Que hacen ahora mismo Alberto de Monaco y el Principe Felipe que no los escuchamos? Donde Madonna, donde Angelina Jolie y sus adoptados around de world; o nos hara falta un Brando erguido en un Oscar por Cuba? Donde Sean Penn?
Donde esta la Aristocracia Obrera y los Obreros menos Aristocraticos, donde los Working Class que no estan junto a un pueblo que lanquidece, sufre y llora por la ignominia?
Que hacen ahora mismo Zapatero y Rajoy que no los escuchamos, y Harper y Dion, e Hillary y Obama; donde McCain que no los escuchamos? Y los muertos? Y los que estan muriendo? Y los que van a morir? Y los que se lanzan desesperados al mar?
Donde estan el minero cantabrico o el pescador de percebes gijonese? Los Canarios donde estan? A los africanos no los oimos, y a los australianos con su acento de hombres duros tampoco. Y aquellos chinos milenarios de Canton que fundaron raices eternas en la Isla? Y que de la Queen Elizabeth y los Lords y Gentlemen? Que hace ahora mismo el combativo Principe Harry que no lo escuchamos?

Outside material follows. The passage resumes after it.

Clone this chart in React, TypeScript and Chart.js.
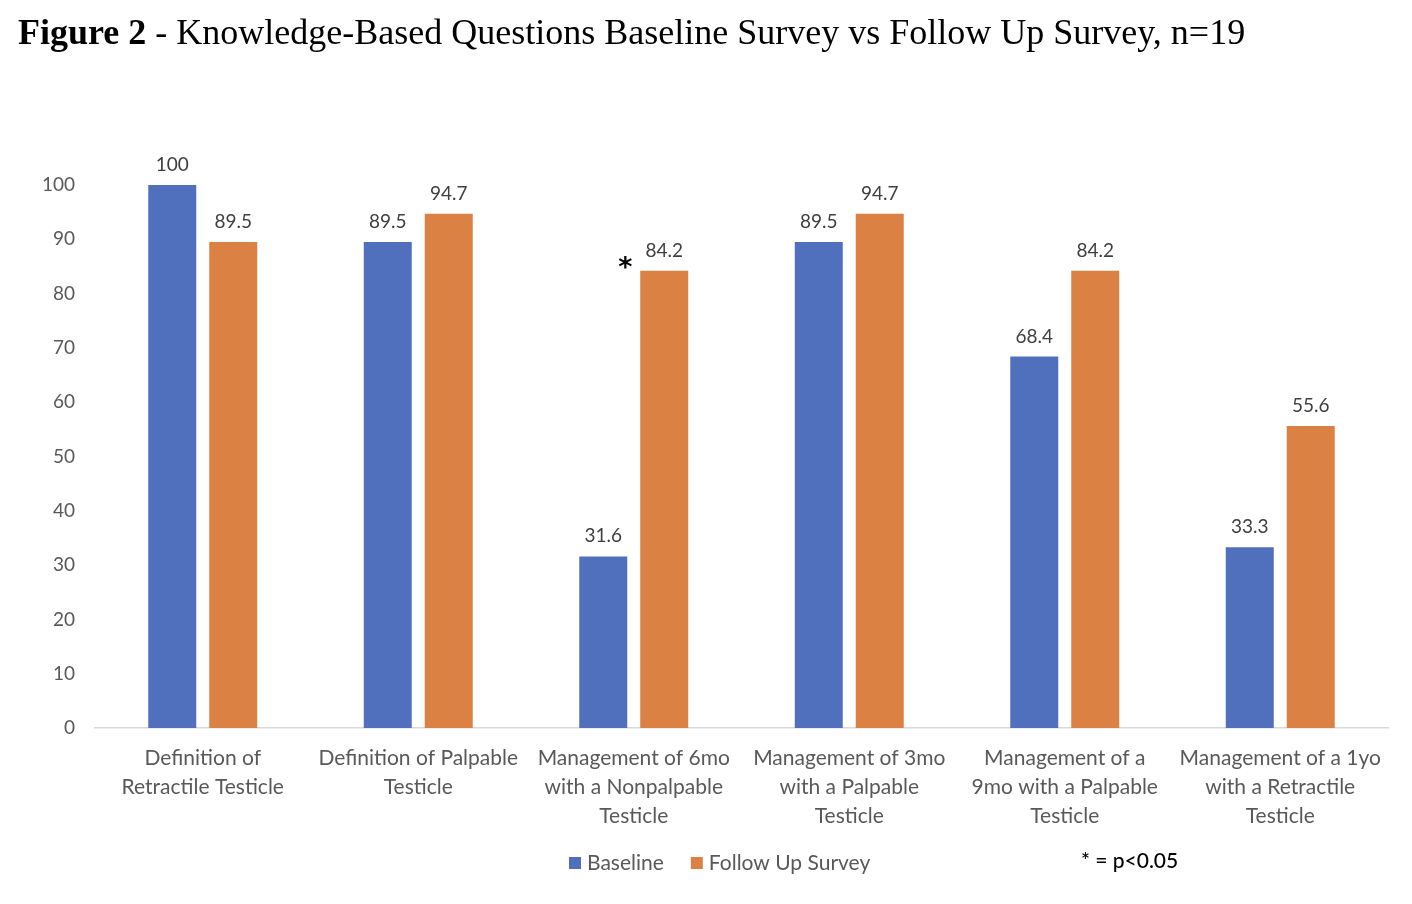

Donde los Rockefellers? Donde los Duponts? Donde Kate Moss? Donde el Presidente de la ONU? Y Solana donde esta? Y los Generales y Doctores? Y los Lam y los Fabelo, y los Sivio y los Fito Paez?
Y que de Canseco y Miñoso? Y de los veteranos de Bahia de Cochinos y de los balseros y de los recien llegados? Y Carlos Otero y Susana Perez? Y el Bola, y Pancho Cespedes? Y YO y TU?
Y todos nosotros que estamos aqui y alla rumiando frustaciones y resquemores, envidias y sinsabores; autoelogios y nostalgias, en tanto Louis Michel comulga con Perez Roque mientras Biscet y una NACION lanquidecen?
Donde Maceo, donde Marti; donde aquel Villena con su carga para matar bribones?
Cuba llora y clama y el Mundo NO ESCUCHA!!!